In UK he suddenly made the annoucement: I think the first time was at Samye-Ling Tibetan Centre in Scotland, whereupon he was asked to leave. But I may have got confused about sequences. Anyway, we went on to Fife, and I eventually found him rather suspect, and left on good terms. However, I must say I had a lot of respect for his meditation, some of his sessions and retreats were excellent. Just a bit too much interest in vulnerable females (he was claiming to be a monk at the time). My moment for leaving was when I got up in the middle of a sessin, walked across the shrine-room, took his glasses off, gave them to him, and walked out, respectfully.

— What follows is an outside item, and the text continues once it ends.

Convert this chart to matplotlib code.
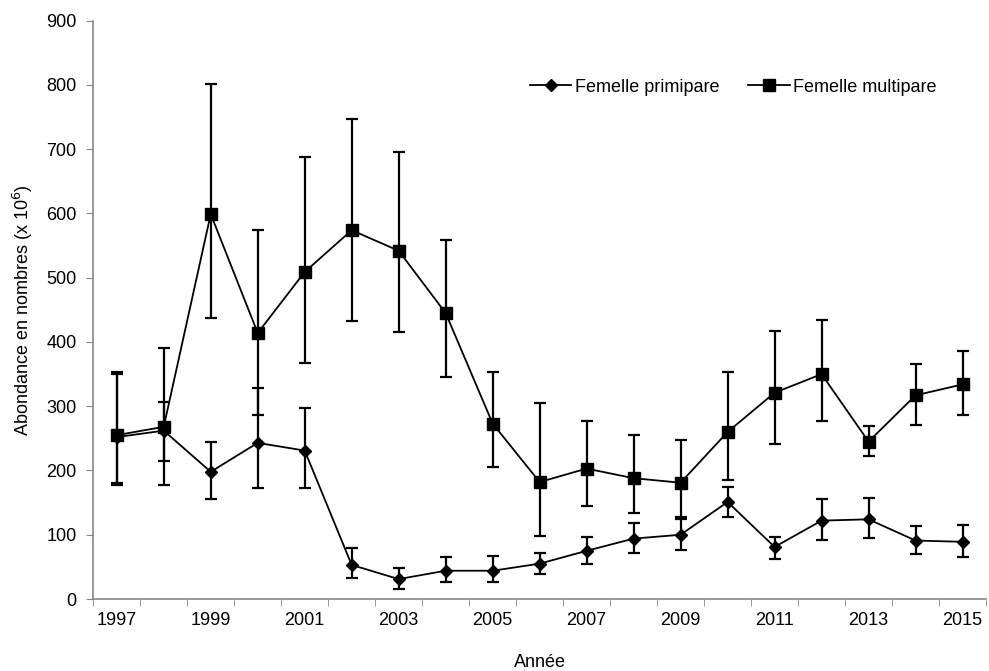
import numpy as np
import matplotlib
matplotlib.use('Agg')
import matplotlib.pyplot as plt
from matplotlib.lines import Line2D

plt.rcParams['font.family'] = ['Liberation Sans', 'DejaVu Sans']

years = list(range(1997, 2016))

# Femelle primipare : valeur, borne basse, borne haute
prim = [252, 262, 198, 243, 231, 53, 31, 44, 44, 55, 75, 94, 100, 151, 81, 122, 124, 91, 89]
prim_low = [178, 215, 155, 173, 172, 32, 16, 27, 27, 39, 55, 72, 76, 127, 63, 92, 95, 70, 66]
prim_high = [350, 307, 244, 329, 297, 79, 49, 65, 67, 72, 96, 118, 124, 175, 96, 155, 157, 114, 115]

# Femelle multipare
multi = [255, 268, 599, 414, 509, 574, 542, 445, 273, 182, 203, 188, 181, 260, 321, 350, 245, 317, 334]
multi_low = [180, 177, 438, 287, 368, 433, 416, 346, 206, 98, 145, 134, 127, 185, 241, 277, 222, 271, 286]
multi_high = [354, 390, 802, 575, 688, 747, 695, 559, 354, 305, 277, 256, 248, 354, 417, 435, 269, 365, 386]

x = np.arange(len(years))
prim = np.array(prim)
multi = np.array(multi)

fig = plt.figure(figsize=(9.89, 6.71), dpi=100)
ax = fig.add_axes([0.0943, 0.1073, 0.9027, 0.8618])

ax.errorbar(x, prim, yerr=[prim - np.array(prim_low), np.array(prim_high) - prim],
            color='black', marker='D', markersize=6, linewidth=1.3,
            elinewidth=1.6, capsize=4, capthick=1.6)
ax.errorbar(x, multi, yerr=[multi - np.array(multi_low), np.array(multi_high) - multi],
            color='black', marker='s', markersize=8, linewidth=1.3,
            elinewidth=1.6, capsize=4, capthick=1.6)

ax.set_xlim(-0.5, len(years) - 0.5)
ax.set_ylim(0, 900)
ax.set_yticks(range(0, 901, 100))

# etiquettes au centre des categories, graduations aux limites
ax.set_xticks(x[::2])
ax.set_xticklabels([str(y) for y in years[::2]])
ax.set_xticks(np.arange(-0.5, len(years), 1), minor=True)
ax.tick_params(axis='x', which='major', length=0, pad=9, labelsize=13)
ax.tick_params(axis='x', which='minor', length=5, direction='out', color='#868686')
ax.tick_params(axis='y', length=5, direction='out', pad=7, labelsize=13, color='#868686')

for s in ['top', 'right']:
    ax.spines[s].set_visible(False)
for s in ['left', 'bottom']:
    ax.spines[s].set_color('#868686')
    ax.spines[s].set_linewidth(1.2)

ax.set_xlabel('Année', fontsize=13, labelpad=18)
ax.set_ylabel('Abondance en nombres (x 10$^{6}$)', fontsize=13, labelpad=8)

handles = [Line2D([], [], color='black', marker='D', markersize=6, linewidth=1.3),
           Line2D([], [], color='black', marker='s', markersize=8, linewidth=1.3)]
labels = ['Femelle primipare', 'Femelle multipare']
ax.legend(handles, labels, ncol=2, frameon=False, fontsize=13,
          loc='center left', bbox_to_anchor=(0.489, 0.885),
          borderaxespad=0, borderpad=0,
          handlelength=2.3, handletextpad=0.2, columnspacing=1.6)

fig.savefig('out.png', dpi=100)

It seemed like the right thing to do (I was 20).
I must say the garden is impressive - it speaks of a fine meditative mind, methinks.
You must have met him shortly after I knew him in the fall of 1970.
He definitely had power, but I doubt that a drug induced enlightenment is lasting.
I saw him at his most vulnerable and he did seem thrown off balance and I also found his interest in women suspect.
Anyway, who am I to judge! The garden is there, that is an impressive achievement.